С своей стороны Ртищев, желая прекратить вторжение персиян в наши границы и побудить их к скорейшему заключению мира, решился перенести военные действия в Персию и действовать наступательно. С этою целью предполагалось сухопутные войска двинуть к Тавризу и одновременно с этим отправить в Энзели сильную эскадру с десантом. В состав эскадры назначены: один корабль, один корвет, три брига, три люгера, два транспорта и четыре купеческих шкоута[177].
Для составления десанта формировался в Астрахани временный Ленкоранский батальон, в состав которого вошли 489 рекрутов, взятых по двум наборам с Астраханской, Кавказской, Казанской и Саратовской губерний, и рота Астраханского гарнизонного батальона. Присоединив к этому батальону 100 человек астраханских казаков, десант к июле был отправлен к талышинским берегам, где часть батальона велено оставить в Ленкорани, а взамен того посадить на суда из тамошнего гарнизона старых солдат и действовать по обстоятельствам против неприятеля. Для командования эскадрою и десантом назначен астраханский комендант генерал-лейтенант Ротгоф.
25 июля эскадра с десантом прибыла к талышинским берегам[178], но в употреблении ее не представилось надобности, так как мирные переговоры с Персиею приняли благоприятный исход.
Прибывший в Тифлис персидский чиновник Мамед-Али-бек доставил главнокомандующему письмо Мирзы-Шефи, в котором визирь писал об искреннем желании персидского правительства прекратить вражду с Россиею. Ртищев отвечал, что мысли его о мирных переговорах известны английскому посланнику[179], и в тот же день сообщил сиру Гору Узелею, что выбор места для переговоров предоставляет усмотрению тегеранского кабинета, но отказывается сам вести их, если они будут назначены в Тегеране. «Мне самому принять на себя сию обязанность, – писал главнокомандующий[180], – было бы несходственно ни с высочайшею волею, ни с моими обязанностями главнокомандующего войсками и всем здешним краем, коего я ни по какому случаю без особой высочайшей воли оставить не могу». Если же персидское правительство уполномочит для ведения переговоров Мирзу-Шефи и назначит место где-нибудь на границе, тогда ведение переговоров Ртищев принимал на себя.
Сознавая, что всякий день промедления сопряжен с чрезвычайными издержками на содержание войск, собранных в Уджан-Джемане, Баба-хан желал скорее выйти из этого положения и распустить свои войска. Он просил сира Гора Узелея поторопиться с заключением перемирия, и английский посланник предлагал Ртищеву заключить его на двенадцать месяцев. «Впрочем, – писал он[181], – если бы ваше превосходительство пожелали заключить перемирие на 15 или 16 месяцев вместо 12, то я надеюсь иметь столько влияния на шаха, что склонил бы его согласиться на ваши желания».

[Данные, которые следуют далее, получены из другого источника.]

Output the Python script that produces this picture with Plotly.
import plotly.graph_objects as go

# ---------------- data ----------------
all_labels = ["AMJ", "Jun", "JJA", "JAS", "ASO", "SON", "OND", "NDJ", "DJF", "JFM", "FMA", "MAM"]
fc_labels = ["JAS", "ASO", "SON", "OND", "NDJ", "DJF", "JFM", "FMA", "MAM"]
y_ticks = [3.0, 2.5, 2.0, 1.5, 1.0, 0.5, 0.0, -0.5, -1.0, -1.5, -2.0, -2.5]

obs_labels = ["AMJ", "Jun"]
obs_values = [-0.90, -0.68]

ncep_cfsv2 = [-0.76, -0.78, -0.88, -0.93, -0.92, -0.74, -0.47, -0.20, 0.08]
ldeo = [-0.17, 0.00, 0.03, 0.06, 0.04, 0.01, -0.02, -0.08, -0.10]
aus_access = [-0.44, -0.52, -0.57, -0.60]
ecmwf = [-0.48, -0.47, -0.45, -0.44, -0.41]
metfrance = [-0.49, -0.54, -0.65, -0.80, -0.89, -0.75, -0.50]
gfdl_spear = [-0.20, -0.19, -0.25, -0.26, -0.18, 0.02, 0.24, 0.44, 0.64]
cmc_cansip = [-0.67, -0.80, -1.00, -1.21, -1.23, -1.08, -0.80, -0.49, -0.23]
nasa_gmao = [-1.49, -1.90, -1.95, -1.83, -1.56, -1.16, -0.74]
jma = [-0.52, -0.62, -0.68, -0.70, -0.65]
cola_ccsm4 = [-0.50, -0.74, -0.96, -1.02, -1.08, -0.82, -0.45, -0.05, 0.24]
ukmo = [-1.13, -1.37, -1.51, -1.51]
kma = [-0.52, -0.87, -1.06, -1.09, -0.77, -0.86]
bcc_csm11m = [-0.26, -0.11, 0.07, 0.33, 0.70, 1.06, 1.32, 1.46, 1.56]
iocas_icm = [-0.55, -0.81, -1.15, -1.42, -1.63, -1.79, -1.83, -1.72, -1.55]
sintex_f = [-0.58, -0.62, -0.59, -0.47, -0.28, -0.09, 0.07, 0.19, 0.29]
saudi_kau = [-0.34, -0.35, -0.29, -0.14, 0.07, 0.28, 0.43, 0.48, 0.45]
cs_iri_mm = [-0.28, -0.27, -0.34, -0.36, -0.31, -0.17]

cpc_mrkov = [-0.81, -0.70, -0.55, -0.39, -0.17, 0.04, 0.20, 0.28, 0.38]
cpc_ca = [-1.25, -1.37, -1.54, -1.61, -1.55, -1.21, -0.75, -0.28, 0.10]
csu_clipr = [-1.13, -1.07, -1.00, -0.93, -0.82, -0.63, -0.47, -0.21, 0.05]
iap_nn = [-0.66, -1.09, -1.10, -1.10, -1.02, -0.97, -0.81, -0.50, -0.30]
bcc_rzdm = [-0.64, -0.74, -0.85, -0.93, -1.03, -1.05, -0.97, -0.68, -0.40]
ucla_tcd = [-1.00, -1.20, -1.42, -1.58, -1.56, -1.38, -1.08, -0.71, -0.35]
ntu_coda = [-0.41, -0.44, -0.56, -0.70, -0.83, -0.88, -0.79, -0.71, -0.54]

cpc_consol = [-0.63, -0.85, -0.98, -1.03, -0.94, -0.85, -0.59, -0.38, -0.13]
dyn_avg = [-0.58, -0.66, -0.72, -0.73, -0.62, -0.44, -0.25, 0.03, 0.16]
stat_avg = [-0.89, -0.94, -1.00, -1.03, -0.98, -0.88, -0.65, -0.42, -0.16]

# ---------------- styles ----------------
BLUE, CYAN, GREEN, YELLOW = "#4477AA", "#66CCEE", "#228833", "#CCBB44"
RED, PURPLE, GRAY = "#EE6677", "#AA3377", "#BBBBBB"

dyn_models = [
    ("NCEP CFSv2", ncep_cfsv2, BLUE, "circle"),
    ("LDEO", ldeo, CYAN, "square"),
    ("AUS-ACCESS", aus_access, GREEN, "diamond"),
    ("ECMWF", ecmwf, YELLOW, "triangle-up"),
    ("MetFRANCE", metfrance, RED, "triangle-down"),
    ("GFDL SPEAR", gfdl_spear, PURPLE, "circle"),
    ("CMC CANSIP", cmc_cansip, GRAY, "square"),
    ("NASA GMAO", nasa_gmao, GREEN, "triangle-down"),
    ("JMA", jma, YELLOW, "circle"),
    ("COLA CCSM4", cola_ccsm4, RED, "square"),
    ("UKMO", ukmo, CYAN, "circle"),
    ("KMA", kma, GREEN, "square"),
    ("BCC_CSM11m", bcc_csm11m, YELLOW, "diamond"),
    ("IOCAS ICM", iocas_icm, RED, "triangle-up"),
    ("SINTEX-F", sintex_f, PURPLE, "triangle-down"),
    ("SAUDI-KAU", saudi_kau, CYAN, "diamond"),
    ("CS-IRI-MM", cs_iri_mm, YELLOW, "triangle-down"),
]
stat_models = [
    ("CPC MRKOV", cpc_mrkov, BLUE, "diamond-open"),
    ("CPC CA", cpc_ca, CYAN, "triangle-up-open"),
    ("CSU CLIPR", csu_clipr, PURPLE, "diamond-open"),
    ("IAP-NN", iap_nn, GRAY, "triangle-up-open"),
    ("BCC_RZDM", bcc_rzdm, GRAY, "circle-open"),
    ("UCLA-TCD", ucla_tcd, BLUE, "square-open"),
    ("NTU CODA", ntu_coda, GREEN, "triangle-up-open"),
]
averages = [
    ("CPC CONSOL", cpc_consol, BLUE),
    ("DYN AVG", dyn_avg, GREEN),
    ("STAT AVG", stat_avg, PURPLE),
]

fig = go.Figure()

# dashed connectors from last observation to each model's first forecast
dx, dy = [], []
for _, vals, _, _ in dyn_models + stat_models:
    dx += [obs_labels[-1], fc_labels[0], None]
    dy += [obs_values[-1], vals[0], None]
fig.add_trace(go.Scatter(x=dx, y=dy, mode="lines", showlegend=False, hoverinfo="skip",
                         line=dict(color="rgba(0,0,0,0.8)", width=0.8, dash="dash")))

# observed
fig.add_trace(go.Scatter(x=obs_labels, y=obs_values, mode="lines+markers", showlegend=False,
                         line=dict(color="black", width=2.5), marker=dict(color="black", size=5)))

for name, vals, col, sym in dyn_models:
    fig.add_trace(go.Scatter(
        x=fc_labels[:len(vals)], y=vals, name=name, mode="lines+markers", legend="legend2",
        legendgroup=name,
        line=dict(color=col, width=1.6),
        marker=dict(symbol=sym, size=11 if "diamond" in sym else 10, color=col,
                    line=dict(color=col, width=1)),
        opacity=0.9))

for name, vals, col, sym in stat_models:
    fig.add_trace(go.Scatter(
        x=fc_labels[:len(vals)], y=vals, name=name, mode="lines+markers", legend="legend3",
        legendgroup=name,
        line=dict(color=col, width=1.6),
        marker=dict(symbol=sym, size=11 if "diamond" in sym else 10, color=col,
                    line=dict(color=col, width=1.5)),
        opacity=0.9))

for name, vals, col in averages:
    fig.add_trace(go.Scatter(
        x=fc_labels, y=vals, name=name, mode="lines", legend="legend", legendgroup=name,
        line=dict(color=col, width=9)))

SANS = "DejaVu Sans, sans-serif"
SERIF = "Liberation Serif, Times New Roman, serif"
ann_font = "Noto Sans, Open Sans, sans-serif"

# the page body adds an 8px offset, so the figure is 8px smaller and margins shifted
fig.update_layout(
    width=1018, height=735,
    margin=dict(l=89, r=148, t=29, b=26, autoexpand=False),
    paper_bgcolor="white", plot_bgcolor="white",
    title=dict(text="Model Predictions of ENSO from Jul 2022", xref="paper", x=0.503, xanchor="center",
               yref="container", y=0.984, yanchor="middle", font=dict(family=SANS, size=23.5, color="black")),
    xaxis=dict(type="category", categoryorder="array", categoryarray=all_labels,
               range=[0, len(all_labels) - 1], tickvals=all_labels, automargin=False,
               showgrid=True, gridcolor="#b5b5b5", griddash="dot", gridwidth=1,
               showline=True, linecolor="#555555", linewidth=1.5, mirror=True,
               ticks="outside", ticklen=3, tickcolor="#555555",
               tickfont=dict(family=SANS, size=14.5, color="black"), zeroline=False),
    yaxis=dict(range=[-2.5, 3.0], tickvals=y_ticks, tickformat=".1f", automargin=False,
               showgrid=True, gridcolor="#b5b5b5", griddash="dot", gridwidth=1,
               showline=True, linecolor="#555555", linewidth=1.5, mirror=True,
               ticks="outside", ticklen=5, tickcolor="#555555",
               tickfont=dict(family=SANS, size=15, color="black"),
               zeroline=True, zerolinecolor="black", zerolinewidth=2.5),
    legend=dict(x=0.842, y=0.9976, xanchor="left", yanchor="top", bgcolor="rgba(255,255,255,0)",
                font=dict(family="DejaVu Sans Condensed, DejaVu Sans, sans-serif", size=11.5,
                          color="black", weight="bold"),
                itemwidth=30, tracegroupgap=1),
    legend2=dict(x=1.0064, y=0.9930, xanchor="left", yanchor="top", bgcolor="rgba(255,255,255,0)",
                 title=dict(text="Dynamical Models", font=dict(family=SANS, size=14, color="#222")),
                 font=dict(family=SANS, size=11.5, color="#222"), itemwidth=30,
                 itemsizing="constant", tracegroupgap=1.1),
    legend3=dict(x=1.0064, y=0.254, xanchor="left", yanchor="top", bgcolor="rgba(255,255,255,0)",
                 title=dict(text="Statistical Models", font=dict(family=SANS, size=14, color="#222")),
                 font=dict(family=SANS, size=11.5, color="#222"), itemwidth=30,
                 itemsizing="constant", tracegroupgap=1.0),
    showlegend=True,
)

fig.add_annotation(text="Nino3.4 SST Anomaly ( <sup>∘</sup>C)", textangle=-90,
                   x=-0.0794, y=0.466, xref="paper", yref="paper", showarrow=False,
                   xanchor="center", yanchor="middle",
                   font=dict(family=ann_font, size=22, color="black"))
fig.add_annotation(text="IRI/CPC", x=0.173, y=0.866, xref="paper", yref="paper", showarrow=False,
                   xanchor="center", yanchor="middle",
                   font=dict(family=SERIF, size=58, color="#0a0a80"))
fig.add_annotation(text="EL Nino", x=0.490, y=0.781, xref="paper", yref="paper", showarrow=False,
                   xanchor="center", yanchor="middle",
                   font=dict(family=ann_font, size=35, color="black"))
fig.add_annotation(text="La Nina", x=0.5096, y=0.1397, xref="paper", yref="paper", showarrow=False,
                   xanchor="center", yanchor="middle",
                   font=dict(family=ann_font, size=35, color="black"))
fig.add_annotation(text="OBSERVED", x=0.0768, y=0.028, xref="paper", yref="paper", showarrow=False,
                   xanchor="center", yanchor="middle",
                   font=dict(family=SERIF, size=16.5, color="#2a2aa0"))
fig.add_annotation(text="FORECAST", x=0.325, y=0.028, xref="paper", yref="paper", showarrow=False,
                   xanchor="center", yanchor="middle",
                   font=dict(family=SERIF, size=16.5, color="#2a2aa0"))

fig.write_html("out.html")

Ртищеву предоставлялся выбор иметь свидание по поводу заключения перемирия или самому лично в Памбаках с персидским полномочным ханом Эриванским, или послать от себя поверенного. В последнем случае и эриванский хан пошлет от себя брата или кого-либо другого. С заключением перемирия войска обеих сторон должны были быть распущены по квартирам, не ожидая окончательного заключения мирных условий.
«Относительно status quo ad presentem, – писал сир Гор Узелей, – то, в уважение трудностей, какие я должен был превозмочь, дабы согласить на сие персиян (так как последние поражения их делали согласие сие еще более затруднительным по их гордости), я надеюсь, что ваше превосходительство охотно уступите Персии какую-нибудь малую частицу владений, через что докажется великодушие великого государя императора, его благодетельность и великость души, и в то же время излечатся раны, кои персияне действительно чувствуют. Обстоятельство сие я прошу вас покорно принять не в виде требования со стороны Персии (ибо держава сия согласна на status quo ad presentem), но только как простую просьбу со стороны моей, как искреннего друга обеим сторонам».